Some Australian officials and politicians believe the embassy proposal is foolhardy, while others say that Indonesia shouldn’t ‘dictate’ Australian foreign policy. The issue, of course, isn’t about who dictates what. It’s simply that, as Newton’s third law says, ‘For every action, there’s an equal and opposite reaction’—even in foreign policy.
Will Jakarta unravel a trade deal that has taken years of painstaking negotiation over what some might argue is a ‘symbolic’, if not ‘emotional’, issue?
The Israeli–Palestinian conflict may not be Jakarta’s bread-and-butter national interest. But it touches on one of the key foundations of Indonesia’s foreign policy: the promise of independence and freedom from the debt of decolonisation.
Indonesian President Joko ‘Jokowi’ Widodo said that Indonesia’s support for Palestine stems from President Sukarno’s pledge in 1962: as long as Palestine is not independent, Indonesia will always stand opposed to Israel. That promise can be traced back to before Indonesia’s independence in 1945. Palestinian nationalists then supported Jakarta’s quest and even helped persuade Egypt to recognise Indonesia.
For better or worse, Palestine was part of the formative period of Indonesia’s ‘independent and active’ foreign policy. But the support for Palestine doesn’t mean that Indonesia’s foreign policy is strongly ‘Islamic’.
As the current Indonesian ambassador to the UK, Rizal Sukma, has written, Islam has never been the defining framework for Indonesia’s foreign policy. When the ‘Islamic factor’ comes into play, it is always driven by domestic political considerations.
This brings us to the second reason for Indonesia’s opposition to the embassy proposal: in an election year, a weak stance in the Israeli–Palestinian conflict could become a rallying cry to upset Jokowi’s re-election chances.
Ever since Jokowi named Ma’ruf Amin as his running mate, the opposing Prabowo Subianto/Sandiaga Uno camp has found it difficult to exploit religious sentiments as they did when they brought down Jakarta governor Basuki Tjahja Purmana last year.

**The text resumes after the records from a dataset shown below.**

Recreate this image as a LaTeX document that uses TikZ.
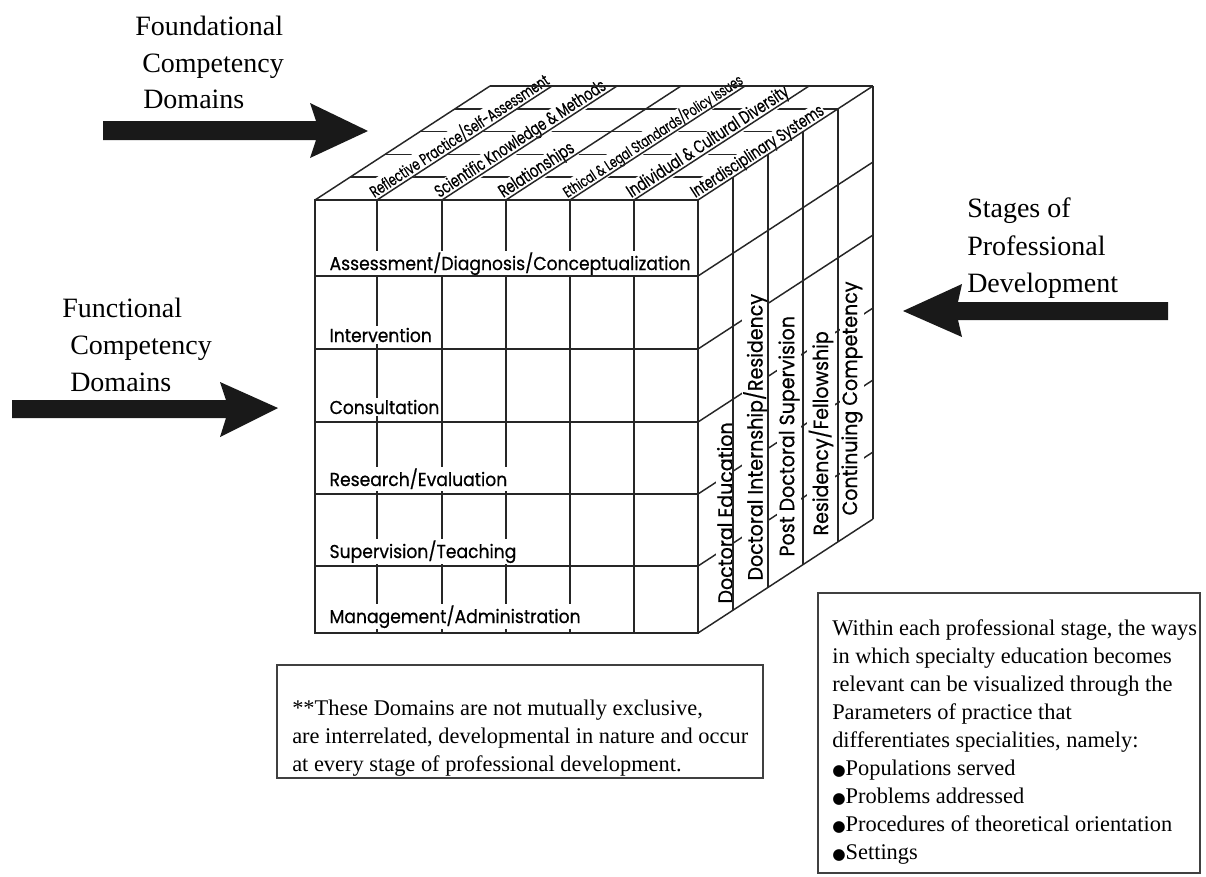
\documentclass[tikz,border=0pt]{standalone}
\usepackage{fontspec}
\usepackage{graphicx}
\setmainfont{Liberation Serif}
\newfontfamily\cubefont[FakeStretch=0.92,FakeBold=0.6]{Poppins}
\newfontfamily\topfont[FakeStretch=0.72,FakeBold=0.4]{Poppins}
\newfontfamily\symfont{DejaVu Sans}
\newcommand{\bul}{{\symfont\fontsize{11.5}{21}\selectfont ●}}
\tikzset{
  cubeline/.style={line width=1.1pt, draw=black!85},
  frontlab/.style={font=\cubefont\fontsize{14}{16}\selectfont, fill=white, inner sep=1pt, anchor=base west},
  sidelab/.style={font=\cubefont\fontsize{15.5}{17}\selectfont, fill=white, inner sep=1pt, rotate=90, anchor=west},
  toplab/.style={fill=white, inner sep=0.6pt, rotate=33.1, anchor=base west},
  captext/.style={font=\fontsize{21}{27}\selectfont, anchor=base west, inner sep=0},
  bigarrow/.style={fill=black!90, draw=none},
  notebox/.style={draw=black!75, line width=1.3pt},
  boxtext/.style={font=\fontsize{16.8}{21}\selectfont, align=left, anchor=north west, inner sep=0},
}
\begin{document}
\begin{tikzpicture}[x=0.75pt, y=-0.75pt]
\useasboundingbox[fill=white] (0,0) rectangle (1206,876);

% ---------- captions ----------
\node[captext] (fo1) at (135,35) {Foundational};
\node[captext] (fo2) at (142,72) {Competency};
\node[captext] (fo3) at (143,108) {Domains};
\node[captext] (fu1) at (62,317) {Functional};
\node[captext] (fu2) at (70,354) {Competency};
\node[captext] (fu3) at (70,391) {Domains};
\node[captext] (st1) at (967,217) {Stages of};
\node[captext] (st2) at (967,255) {Professional};
\node[captext] (st3) at (967,292) {Development};

% ---------- block arrows ----------
\fill[bigarrow] (103,121) -- (316,121) -- (310,103) -- (368,131) -- (310,158) -- (316,140) -- (103,140) -- cycle;
\fill[bigarrow] (12,400) -- (226,400) -- (220,382) -- (278,408) -- (220,437) -- (226,418) -- (12,418) -- cycle;
\fill[bigarrow] (1168,302) -- (958,302) -- (962,284) -- (903,311) -- (962,337) -- (958,320) -- (1168,320) -- cycle;

% ---------- top face ----------
\foreach \k in {1,...,4}
  \draw[cubeline] ({315+35*\k},{200-22.8*\k}) -- ({698+35*\k},{200-22.8*\k});
\node[toplab] (t1) at (373.6,198.6) {\resizebox{157.5pt}{!}{\topfont Reflective Practice/Self-Assessment}};
\node[toplab] (t2) at (438.6,198.6) {\resizebox{150pt}{!}{\topfont Scientific Knowledge \& Methods}};
\node[toplab] (t3) at (502.6,198.6) {\resizebox{64.5pt}{!}{\topfont Relationships}};
\node[toplab] (t4) at (566.6,198.6) {\resizebox{158pt}{!}{\topfont Ethical \& Legal Standards/Policy Issues}};
\node[toplab] (t5) at (630.6,198.6) {\resizebox{142pt}{!}{\topfont Individual \& Cultural Diversity}};
\node[toplab] (t6) at (694.6,198.6) {\resizebox{116pt}{!}{\topfont Interdisciplinary Systems}};
\foreach \x in {315,377,442,506,570,634,698}
  \draw[cubeline] (\x,200) -- ++(175,-114);
\draw[cubeline] (490,86) -- (873,86);

% ---------- front face ----------
\foreach \x in {377,442,506,570,634}
  \draw[cubeline] (\x,200) -- (\x,633);
\node[frontlab] (f1) at (328,270) {Assessment/Diagnosis/Conceptualization};
\node[frontlab] (f2) at (328,342) {Intervention};
\node[frontlab] (f3) at (328,414) {Consultation};
\node[frontlab] (f4) at (328,486) {Research/Evaluation};
\node[frontlab] (f5) at (328,558) {Supervision/Teaching};
\node[frontlab] (f6) at (328,623) {Management/Administration};
\foreach \y in {276,349,422,494,566}
  \draw[cubeline] (315,\y) -- (698,\y);
\draw[cubeline] (315,200) rectangle (698,633);

% ---------- right face ----------
\foreach \y in {276,349,422,494,566}
  \draw[cubeline] (698,\y) -- ++(175,-114);
\node[sidelab] (s1) at (725,605) {Doctoral Education};
\node[sidelab] (s2) at (755.5,582) {Doctoral Internship/Residency};
\node[sidelab] (s3) at (789,558) {Post Doctoral Supervision};
\node[sidelab] (s4) at (821,537) {Residency/Fellowship};
\node[sidelab] (s5) at (852,517) {Continuing Competency};
\foreach \k in {1,...,5}
  \draw[cubeline] ({698+35*\k},{200-22.8*\k}) -- ++(0,433);
\draw[cubeline] (698,633) -- ++(175,-114);

% ---------- note boxes ----------
\draw[notebox] (277,665) rectangle (763,778);
\node[boxtext] (note) at (292,700) {**These Domains are not mutually exclusive,\\
are interrelated, developmental in nature and occur\\
at every stage of professional development.};

\draw[notebox] (818,593) rectangle (1200,873);
\node[boxtext] (params) at (832,619) {Within each professional stage, the ways\\
in which specialty education becomes\\
relevant can be visualized through the\\
Parameters of practice that\\
differentiates specialities, namely:\\
\bul Populations served\\
\bul Problems addressed\\
\bul Procedures of theoretical orientation\\
\bul Settings};
\end{tikzpicture}
\end{document}
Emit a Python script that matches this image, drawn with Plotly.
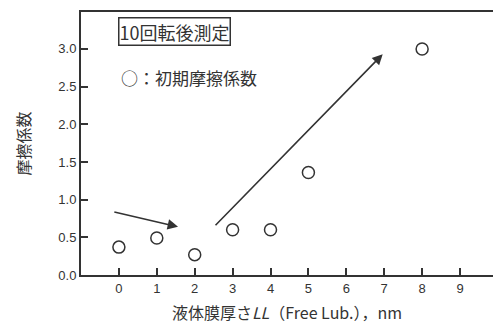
import plotly.graph_objects as go

thickness_nm = [0, 1, 2, 3, 4, 5, 8]
friction_coef = [0.37, 0.49, 0.27, 0.60, 0.60, 1.36, 3.0]
x_ticks = [0, 1, 2, 3, 4, 5, 6, 7, 8, 9]
y_ticks = [0.0, 0.5, 1.0, 1.5, 2.0, 2.5, 3.0]
y_tick_labels = ["0.0", "0.5", "1.0", "1.5", "2.0", "2.5", "3.0"]

INK = "#333333"
FONT = "Liberation Sans, Noto Sans CJK JP, sans-serif"
CJK = "Noto Sans CJK JP, Liberation Sans, sans-serif"

W, H = 493, 327
L, R, T, B = 81, 0, 12, 52
pw, ph = W - L - R, H - T - B

def px_to_paper(px, py):
    return (px - L) / pw, 1 - (py - T) / ph

fig = go.Figure()
fig.add_trace(go.Scatter(
    x=thickness_nm, y=friction_coef, mode="markers",
    marker=dict(symbol="circle-open", size=12, color=INK, line=dict(width=1.5, color=INK)),
    showlegend=False, cliponaxis=False, hoverinfo="skip",
))

fig.update_xaxes(
    range=[-1, 9.87], tickvals=x_ticks, ticks="inside", ticklen=7, tickwidth=1.5,
    tickcolor=INK, showline=True, linecolor=INK, linewidth=2, mirror=True,
    showgrid=False, zeroline=False, automargin=False,
    tickfont=dict(family=FONT, size=13, color=INK),
    title=dict(text="液体膜厚さ<i>LL</i>（Free Lub.），nm", font=dict(family=CJK, size=16, color=INK), standoff=13),
)
fig.update_yaxes(
    range=[0, 3.49], tickvals=y_ticks, ticktext=y_tick_labels, ticks="inside", ticklen=7,
    tickwidth=1.5, tickcolor=INK, showline=True, linecolor=INK, linewidth=2,
    showgrid=False, zeroline=False, automargin=False,
    tickfont=dict(family=FONT, size=13, color=INK),
    title=dict(text="摩擦係数", font=dict(family=CJK, size=16, color=INK), standoff=24),
)

fig.add_annotation(x=1.56, y=0.64, ax=-0.16, ay=0.84, xref="x", yref="y", axref="x", ayref="y",
                   text="", showarrow=True, arrowhead=2, arrowsize=1.3, arrowwidth=1.6, arrowcolor=INK)
fig.add_annotation(x=6.96, y=2.93, ax=2.51, ay=0.64, xref="x", yref="y", axref="x", ayref="y",
                   text="", showarrow=True, arrowhead=2, arrowsize=1.3, arrowwidth=1.6, arrowcolor=INK)

bx, by = px_to_paper(118, 17)
fig.add_annotation(x=bx, y=by, xref="paper", yref="paper", text="10回転後測定",
                   showarrow=False, xanchor="left", yanchor="top",
                   font=dict(family=CJK, size=18, color=INK),
                   bordercolor=INK, borderwidth=1.5, borderpad=0)
lx, ly = px_to_paper(119, 63)
fig.add_annotation(x=lx, y=ly, xref="paper", yref="paper", text="○：初期摩擦係数",
                   showarrow=False, xanchor="left", yanchor="top",
                   font=dict(family=CJK, size=17, color=INK))

fig.update_layout(
    width=W, height=H, margin=dict(l=L, r=R, t=T, b=B, autoexpand=False),
    plot_bgcolor="white", paper_bgcolor="white",
)
fig.write_html(
    "out.html",
    config={"displayModeBar": False},
    post_script="document.body.style.margin='0';document.body.style.overflow='hidden';",
)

The opposition has tried to scrape any potentially damaging issue, like the burning of Hizbut Tahrir’s flag by members of the Nahdlatul Ulama, Indonesia’s largest Muslim organisation and a critical Jokowi supporter. So far, we have yet to see any serious snowball effect that might ruin Jokowi’s re-election chances. But if Australia relocates its embassy, the opposition might finally have something.
The opposition has often painted Jokowi as a ‘neo-liberal’ who is ‘selling out the country’, as evident in Prabowo’s campaign speeches. The embassy move could inflame those attacks by adding a religious component.
An official with the National Mandate Party (PAN), a member of Prabowo’s coalition, noted that the proposal could affect Indonesians ‘at grassroots’ level and ‘some of them might be the radicals’. Civil society groups have also warned that if Australia follows through on the proposal, moderate and radical groups will see it as a ‘green light’ to ‘punish Australia’.
While the economic benefits of a free-trade deal are significant, it is politically risky to be liberalising trade in an election year—or ‘opening up the country to foreigners’, as the opposition might say—especially with a country that might be seen as hurting the Palestinian cause.
A combination of religious identity politics and anti-liberalisation rhetoric might be enough to give the Prabowo camp some momentum heading into the election.
Finally, the embassy move reignites a dormant but significant perception in Jakarta: that Australia always follows America’s lead, even it upsets its neighbours. Nadjib Riphat Kesoema, who served as ambassador to Australia from 2012 to 2017, even suggested that the Australian government should ‘distance yourselves a bit’ from the United States.
This highlights a more structural challenge in Indonesia–Australia relations: Jakarta’s perception that Australia is never fully part of the region because it can’t say no to Washington.
But that didn’t stop Jakarta and Canberra from signing a comprehensive strategic partnership in August—which elevated Australia’s position in Indonesia’s foreign policy calculus to the same level as America’s and China’s. And the Australia–US alliance also hasn’t prevented Canberra from boosting its Indo-Pacific credentials or supporting ASEAN’s centrality in regional architecture.
Bottom line: Indonesia’s resistance to Australia’s embassy move is more than an ‘emotional’ issue. While Australia’s alliance with America isn’t a deal-breaker for Indonesia or the region, Canberra should craft a more calibrated approach in balancing its alliance with its regional commitments.